How to remove [TAG 001], [TAG 002], [TAG 003], etc from string

[swaggerbox]

I need to remove all instances of [TAG 001], [TAG 002], [TAG 003], etc. from a string. How do I do that using VBA?

[KOKOSEK]

Maybe smoething like:

Function RemoveTAGs(InputStr As String) As String
Dim i As Long
Dim tempStr As String
tempStr = InputStr
For i = 1 To 9
    tempStr = Replace(tempStr, "[TAG 00" & i & "]", "")
Next i
    RemoveTAGs = tempStr
End Function

	A	B
1	The quick [TAG 001] brown fox [TAG 002] jumps [TAG 003] over the [TAG 004] lazy [TAG 005] dog	The quick brown fox jumps over the lazy dog

	A	B
1	The quick [TAG 001] brown fox [TAG 002] jumps [TAG 003] over the [TAG 004] lazy [TAG 005] dog	=RemoveTAGs(A1)

Sheet: Sheet1

[大灰狼1976]

Hello!
Maybe a wildcard would be better.

sub test
  dim s$
  s = "The quick [TAG 001] brown fox [TAG 002] jumps [TAG 003] over the [TAG 004] lazy [TAG 005] dog"
  debug.print replace(s, "[TAG 00?]", "")
end sub

[swaggerbox]

What if it iterates to 10 or more, e.g. [TAG 010], [TAG 011] etc.?

[paulked]

Here's a guess... use Wolfies code but with [TAG 0??] and if you are going into the hundreds [TAG ???]

[大灰狼1976]

Hi paulked!
Thank you for explaining for me.
Yes, I think so, too.

[paulked]

[大灰狼1976]

Sorry to swaggerbox, KOKOSEK and paulked
When I was taking a shower, I realized that I had made a low-level mistake.
Wildcards are not supported for the replace() function but the range.replace method.
So, If the string is in column a, it can be replaced directly like below

sub test
  columns("a").replace "[TAG 0??]", ""
end sub

But if want to process strings, it need to use other methods.
KOKOSEK's method is OK, and can also use the regExp method.

[KOKOSEK]

Question is: is TAG 010 can exist without TAG 009, 008, 007 etc.
If not we can count how many TAGs we've got then create loop from 1 to 'TAG.Count'.
For ex.

The quick [TAG 001] brown fox [TAG 002] jumps [TAG 003] over the [TAG 004] lazy [TAG 005] dog

5 TAGs so:

For i=1 to 5

and also what if >9 TAGs.

OR

use other way (regExp is probably best method).
I am not strong enough with regExp.

not so bad.
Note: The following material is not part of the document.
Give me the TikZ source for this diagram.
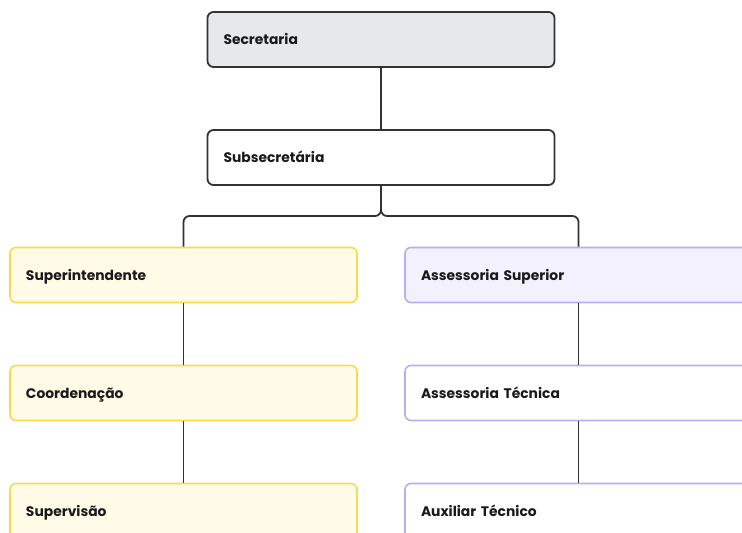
\documentclass[tikz,border=0pt]{standalone}
\usepackage{fontspec}
\setmainfont{Poppins}
\definecolor{edgedark}{HTML}{333333}
\definecolor{grayfill}{HTML}{E7E8E9}
\definecolor{yelline}{HTML}{F7DA52}
\definecolor{yelfill}{HTML}{FFFBE6}
\definecolor{purline}{HTML}{B8AEF6}
\definecolor{purfill}{HTML}{F3F1FE}
\definecolor{txt}{HTML}{1A1A1A}
\tikzset{
  box/.style={rounded corners=4.5pt, line width=1.2pt, minimum width=260.25pt,
    minimum height=41.25pt, text width=236.25pt, inner xsep=12pt, align=left,
    text height=8.8pt, text depth=1.0pt,
    anchor=center, text=txt, font=\bfseries\fontsize{10.4}{12}\selectfont},
  darkbox/.style={box, draw=edgedark, line width=1.35pt},
  yelbox/.style={box, draw=yelline},
  purbox/.style={box, draw=purline},
  conn/.style={draw=edgedark, line width=1.35pt}
}
\begin{document}
\begin{tikzpicture}[x=0.75pt,y=-0.75pt]
\useasboundingbox (0,0) rectangle (742,532);
\clip (0,0) rectangle (742,532);
\node[darkbox, fill=grayfill] (sec) at (381,39.5) {Secretaria};
\node[darkbox, fill=white] (sub) at (381,157.5) {Subsecretária};
\node[yelbox, fill=yelfill] (sup) at (183.5,275) {Superintendente};
\node[purbox, fill=purfill] (ass) at (578.5,275) {Assessoria Superior};
\node[yelbox, fill=yelfill] (coo) at (183.5,393) {Coordenação};
\node[purbox, fill=white] (ast) at (578.5,393) {Assessoria Técnica};
\node[yelbox, fill=yelfill] (spv) at (183.5,511) {Supervisão};
\node[purbox, fill=white] (aux) at (578.5,511) {Auxiliar Técnico};
\coordinate (bl) at (183.5,216);
\coordinate (br) at (578.5,216);
\draw[conn] (sec) -- (sub);
\draw[conn, rounded corners=4.5pt] (sub.south) |- (bl) -- (sup.north);
\draw[conn, rounded corners=4.5pt] (sub.south) |- (br) -- (ass.north);
\draw[conn] (sup) -- (coo);
\draw[conn] (coo) -- (spv);
\draw[conn] (ass) -- (ast);
\draw[conn] (ast) -- (aux);
\end{tikzpicture}
\end{document}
With regExp:

Function RemoveTAGs(InputStr As String) As String
Dim i As Long
Dim tempStr As String
Dim regTag As Object
Set regTag = CreateObject("VBScript.RegExp")
 tempStr = InputStr
 regTag.Global = True
 regTag.Pattern = "\[TAG\s[0-9]{3}\]\s"
 RemoveTAGs = regTag.Replace(tempStr, "")
End Function

should works (of course due to {3} parameter from TAG 001 to TAG 999)

[paulked]

And another way, relying on square brackets only being used in [TAG ???]!

Sub ked()
    Dim str As String, arr As Variant, newstr As String, i As Long
    str = "The quick [TAG 001] brown fox [TAG 002] jumps [TAG 003] over the [TAG 004] lazy [TAG 005] dog"
    arr = Split(str, " ")
    For i = 0 To UBound(arr)
        If Not Left(arr(i), 4) = "[TAG" And Not Right(arr(i), 1) = "]" Then newstr = newstr & arr(i) & " "
    Next
    newstr = Left(newstr, (Len(newstr) - 1))
    MsgBox newstr
End Sub

[大灰狼1976]

If the number is large (for example, 1-100000), it is more efficient to use regularization than for...next.
If it is to remove [TAG ???] directly in the worksheet, I still insist that it is easier to use range.replace method + wildcard.
Here is a regular UDF example:

Function regReplace(s$)
  Dim reg As Object
  Set reg = CreateObject("vbscript.regexp")
  With reg
    .Pattern = "\[TAG \d+\]"
    .Global = True
    regReplace = Application.Trim(.Replace(s, ""))
  End With
End Function

[swaggerbox]

Thanks a lot guys. Plenty of help.

[snb]

Why didn't you post a representative example ?
Now I see see only guesses.